First, the current solution undermines the ECB’s monetary independence and comes with legal risks. The ECB’s decision to lift the limit on how many bonds from a eurozone member it can buy will almost certainly be challenged in German courts.
Second, if the ECB does the heavy-lifting, the EU does not get to claim credit for helping Rome. Macron understands that this crisis is also a battle of narratives. That’s why he gives interviews in the Italian press defending the EU.
Third, European bonds are another facet of Macron’s “sovereign Europe” idea. Having a large euro-denominated sovereign debt market with an abundance of safe assets is a precondition for overcoming Europe’s dollar dependence. European bonds would be a first step toward countering Washington’s habit of weaponizing the dollar to override EU policy, for example on Iran.

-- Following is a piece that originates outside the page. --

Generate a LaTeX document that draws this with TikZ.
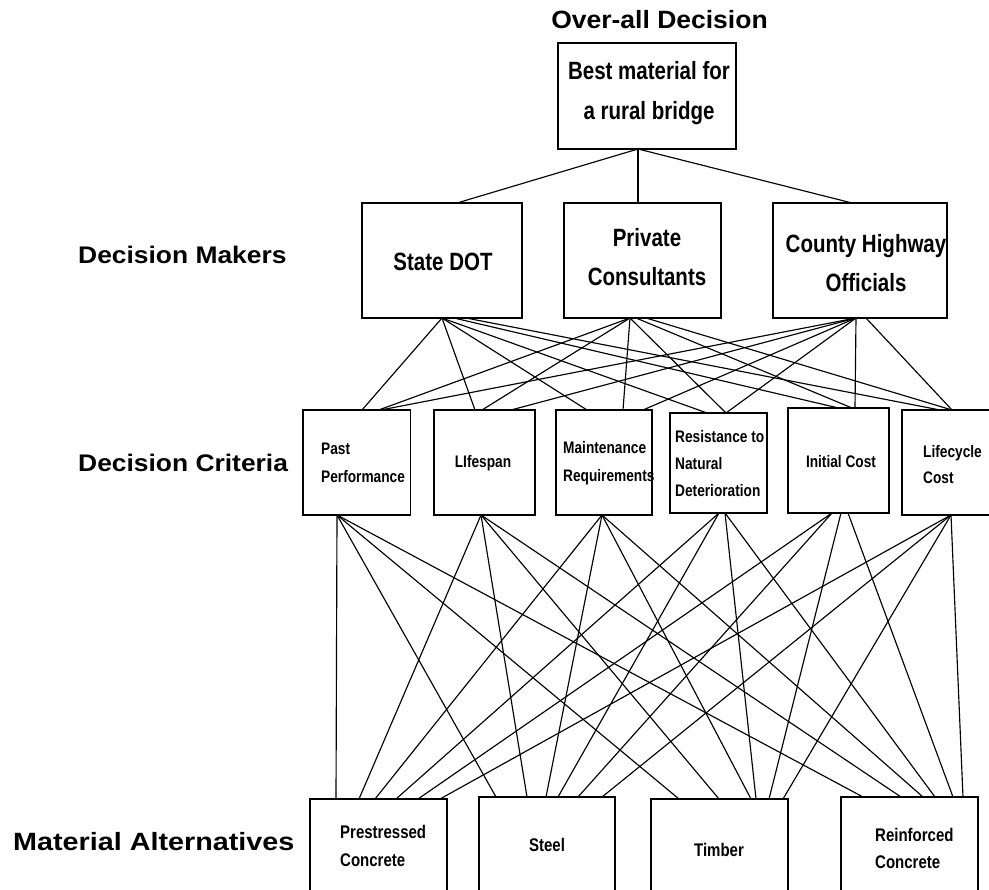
\documentclass[tikz,border=0pt]{standalone}
\usepackage{fontspec}
\setmainfont{Liberation Sans}
\newfontfamily\narrowfont[FakeStretch=0.82]{Liberation Sans}
\newfontfamily\labelfont[FakeStretch=1.15]{Liberation Sans}
\newfontfamily\midfont[FakeStretch=1.1]{Liberation Sans}
\newfontfamily\headfont[FakeStretch=1.06]{Liberation Sans}
\begin{document}
\begin{tikzpicture}[x=1pt,y=-1pt,
  box/.style={draw,line width=1.4pt,rectangle,inner sep=0pt,outer sep=0pt},
  link/.style={line width=1.15pt},
  txt/.style={inner sep=0pt,font=\narrowfont\bfseries},
  lbl/.style={inner sep=0pt,anchor=west,font=\midfont\bfseries\fontsize{24}{30}\selectfont}]
\useasboundingbox (0,0) rectangle (989,890);
\clip (0,0) rectangle (989,890);
% boxes
\node[box,minimum width=178pt,minimum height=106pt] (top) at (647,96) {};
\node[box,minimum width=160pt,minimum height=115pt] (sd) at (442,260.5) {};
\node[box,minimum width=157pt,minimum height=115pt] (pc) at (642.5,260.5) {};
\node[box,minimum width=174pt,minimum height=115pt] (ch) at (860,260.5) {};
\node[box,minimum width=107.5pt,minimum height=105pt] (pp) at (356.75,462.5) {};
\node[box,minimum width=101pt,minimum height=105pt] (ls) at (484.5,462.5) {};
\node[box,minimum width=96pt,minimum height=105pt] (mr) at (604,462.5) {};
\node[box,minimum width=97pt,minimum height=100pt] (rn) at (718.5,463) {};
\node[box,minimum width=101pt,minimum height=105pt] (ic) at (838.5,460.5) {};
\node[box,minimum width=94pt,minimum height=105pt] (lc) at (949,462.5) {};
\node[box,minimum width=137pt,minimum height=131pt] (prc) at (378.5,864.5) {};
\node[box,minimum width=136pt,minimum height=133pt] (st) at (547,863.5) {};
\node[box,minimum width=137pt,minimum height=131pt] (tb) at (719.5,864.5) {};
\node[box,minimum width=137pt,minimum height=133pt] (rc) at (909.5,863.5) {};
% texts
\node[inner sep=0pt,font=\headfont\bfseries\fontsize{25}{30}\selectfont] (overall) at (659.5,20) {Over-all Decision};
\node[txt,align=center,font=\narrowfont\bfseries\fontsize{25}{40}\selectfont] (toptext) at (649,93) {Best material for\\a rural bridge};
\node[txt,font=\narrowfont\bfseries\fontsize{25}{39}\selectfont] (sdtext) at (443,262) {State DOT};
\node[txt,align=center,font=\narrowfont\bfseries\fontsize{25}{39}\selectfont] (pctext) at (647,257.5) {Private\\Consultants};
\node[txt,align=center,font=\narrowfont\bfseries\fontsize{25}{39}\selectfont] (chtext) at (866,263.5) {County Highway\\Officials};
\node[txt,anchor=west,align=left,font=\narrowfont\bfseries\fontsize{16.7}{28}\selectfont] (pptext) at (321,462.5) {Past\\Performance};
\node[txt,font=\narrowfont\bfseries\fontsize{16.7}{28}\selectfont] (lstext) at (483,463) {LIfespan};
\node[txt,anchor=west,align=left,font=\narrowfont\bfseries\fontsize{16.7}{28}\selectfont] (mrtext) at (563,463) {Maintenance\\Requirements};
\node[txt,anchor=west,align=left,font=\narrowfont\bfseries\fontsize{16.7}{27}\selectfont] (rntext) at (675,464) {Resistance to\\Natural\\Deterioration};
\node[txt,font=\narrowfont\bfseries\fontsize{16.7}{28}\selectfont] (ictext) at (841,462) {Initial Cost};
\node[txt,anchor=west,align=left,font=\narrowfont\bfseries\fontsize{16.7}{26}\selectfont] (lctext) at (923,465) {Lifecycle\\Cost};
\node[txt,anchor=west,align=left,font=\narrowfont\bfseries\fontsize{18.3}{28}\selectfont] (prctext) at (340,846) {Prestressed\\Concrete};
\node[txt,font=\narrowfont\bfseries\fontsize{18.3}{28}\selectfont] (sttext) at (547,845) {Steel};
\node[txt,font=\narrowfont\bfseries\fontsize{18.3}{28}\selectfont] (tbtext) at (719,850) {Timber};
\node[txt,anchor=west,align=left,font=\narrowfont\bfseries\fontsize{18.3}{27}\selectfont] (rctext) at (875,848.5) {Reinforced\\Concrete};
\node[lbl] (dm) at (78,255) {Decision Makers};
\node[lbl] (dc) at (78,463) {Decision Criteria};
\node[lbl,font=\labelfont\bfseries\fontsize{25}{30}\selectfont] (ma) at (13,842) {Material Alternatives};
% top to decision makers
\draw[link] ([xshift=-9pt]top.south) -- ([xshift=15pt]sd.north);
\draw[link] ([xshift=-9pt]top.south) -- ([xshift=-4.5pt]pc.north);
\draw[link] ([xshift=-9pt]top.south) -- ([xshift=-8pt]ch.north);
% decision makers to criteria
\foreach \s/\ss/\t/\ts in {sd/0/pp/5.25, sd/0/ls/-9.5, sd/0/mr/-17, sd/0/rn/-11.5, sd/12/ic/0, sd/24/lc/-9,
  pc/-12.5/pp/22, pc/-12.5/ls/-2.5, pc/-12.5/mr/19, pc/-12.5/rn/7.5, pc/-6.5/ic/13.5, pc/3.5/lc/3,
  ch/-4/pp/24, ch/-4/ls/26.5, ch/-4/mr/39, ch/-4/rn/7.5, ch/-4/ic/16.5, ch/6/lc/3}
  \draw[link] ([xshift=\ss pt]\s.south) -- ([xshift=\ts pt]\t.north);
% criteria to materials
\foreach \s/\ss/\t/\ts in {pp/-19.75/prc/-42.5, pp/-19.75/st/-51, pp/-19.75/tb/-40.5, pp/-19.75/rc/-46.5,
  ls/-3.5/prc/-19.5, ls/-3.5/st/-20, ls/-3.5/tb/-0.5, ls/-3.5/rc/-8.5,
  mr/-2/prc/-3.5, mr/-2/st/-1, mr/-2/tb/31.5, mr/-2/rc/13.5,
  rn/0.5/prc/17.5, rn/0.5/st/11, rn/6.5/tb/36.5, rn/6.5/rc/25.5,
  ic/-6.5/prc/39.5, ic/-6.5/st/31, ic/2.5/tb/49.5, ic/9.5/rc/43.5,
  lc/2/prc/61.5, lc/2/st/55, lc/2/tb/63.5, lc/2/rc/53.5}
  \draw[link] ([xshift=\ss pt]\s.south) -- ([xshift=\ts pt]\t.north);
\end{tikzpicture}
\end{document}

And most importantly, only if the money is raised through a European bond can it be given to the worst-hit EU members via grants. Sure, European loans would yield some interest savings for Rome and Madrid. But that won’t be enough. As Macron said after the EU’s leaders videoconference on April 23, whether the EU or the ECB acts as creditor, the loans still end up worsening Italy’s debt-to-GDP ratio. Paris wants outright transfers, may be also for itself. The lockdowns are particularly costly for service-oriented economies such as France.
In order to get what he wants, Macron is dropping the bulldozer approach to EU politics that hasn’t served him well so far. When he came to office, Macron did not lose time to demanded a sizeable budget for the eurozone. He hardly took into account other countries sensibilities in his campaign and ended up with next to nothing: a budget without money.
For once, Macron is not moving alone; he has managed to build an alliance around his cause. It even includes low-debt countries like Luxembourg. This is no longer just a North-South debate.
For once, Macron is framing the problem rather than dictating what he thinks is the best solution, giving Paris more negotiation space. It doesn’t matter whether it is a separate vehicle or the European Commission that issues bonds and hands out grants, as long as it is done, Macron said after the inconclusive EU summit.
And for once, Macron isn’t asking for the impossible. He doesn’t campaign for a move to fiscal union all at once. Instead, he reassures Berlin that the debt-issuance and spending measures should be time-limited.
It appears to be working. Angela Merkel, for the first time, stated she can imagine the European Commission issuing more bonds to finance the recovery. And Merkel told the Bundestag she wants to massively increase the country’s contribution to the EU budget, which serves as the main tool of fiscal transfers within the union. Both would cross traditional German red lines. It is still early days, but Paris is more hopeful than it has been for a while.